Nell’epoca in cui la tecnologia è fondamentale nelle indagini, i telefoni cellulari parlano. E se non lo fanno dicono comunque qualcosa. Come nel caso dell’inchiesta sulla scomparsa di Laura Ziliani, la donna di 55 anni, svanita nel nulla l’otto maggio scorso a Temù. Ex vigilessa nel paese dell’Alta Vallecamonica, poi dipendente comunale a Roncadelle, vedova dopo la morte del marito travolto da una slavina nel 2012 e grande amante della montagna.
Gli indagati. La Procura indaga per omicidio volontario e occultamento di cadavere e ha iscritto nel registro degli indagati due delle tre figlie della donna, che hanno 19 e 27 anni, e il fidanzato della maggiore. Ai tre nelle scorse settimane sono stati sequestrati i telefoni cellulari, per analizzare traffico telefonico e celle agganciate in quei giorni di inizio maggio.
Gli smartphone risulterebbero però poco utilizzati nel periodo finito sotto la lente di ingrandimento. Come se non fossero quelli gli apparecchi attivi due mesi fa. Da capire se effettivamente i cellulari sono stati cambiati o se semplicemente siano stati puliti attraverso app utilizzabili da chiunque e in qualsiasi momento. O ancora, se i dati recenti abbiano sovrascritto quelli più vecchi.

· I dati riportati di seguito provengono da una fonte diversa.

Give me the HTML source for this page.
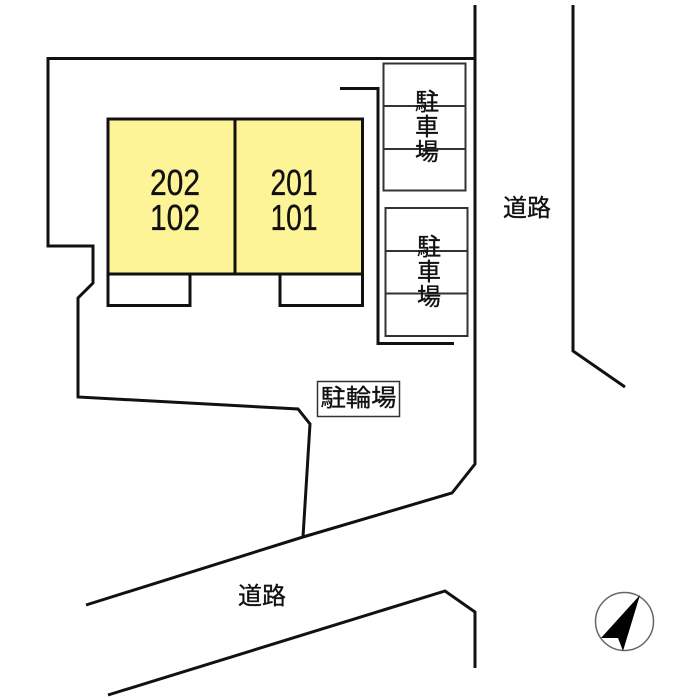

La scomparsa. Non avrebbe invece generato traffico dalla sera del 7 maggio -il giorno prima della scomparsa – il telefono di Laura Ziliani, ritrovato acceso, tra una panca e le scale della cantina dell’abitazione di via Ballardini a Temù, utilizzata dalla famiglia della donna come guardaroba e ripostiglio per le attrezzature da montagna. «Si ritiene plausibile – scrivono i carabinieri in una relazione agli atti – che possa essere stato perso inavvertitamente dalla Ziliani». Ma proprio in merito a questo cellulare gli inquirenti hanno registrato un’incongruenza nel racconto delle indagate. Una delle figlie ha detto di aver visto la madre utilizzare la mattina dell’otto maggio il telefonino. Che però risulta muto da ore prima. E dalla sera precedente non sarebbe mai uscito dalla casa di Temù. Il gps che non c’è. Non si trova invece l’orologio gps che la donna utilizzava sempre quando andava a camminare in montagna. Non è in casa e non è mai stato trovato dagli inquirenti. E non ha registrato alcuna attività nella mattinata dell’otto maggio. La tecnologia contribuisce ad infittire il mistero.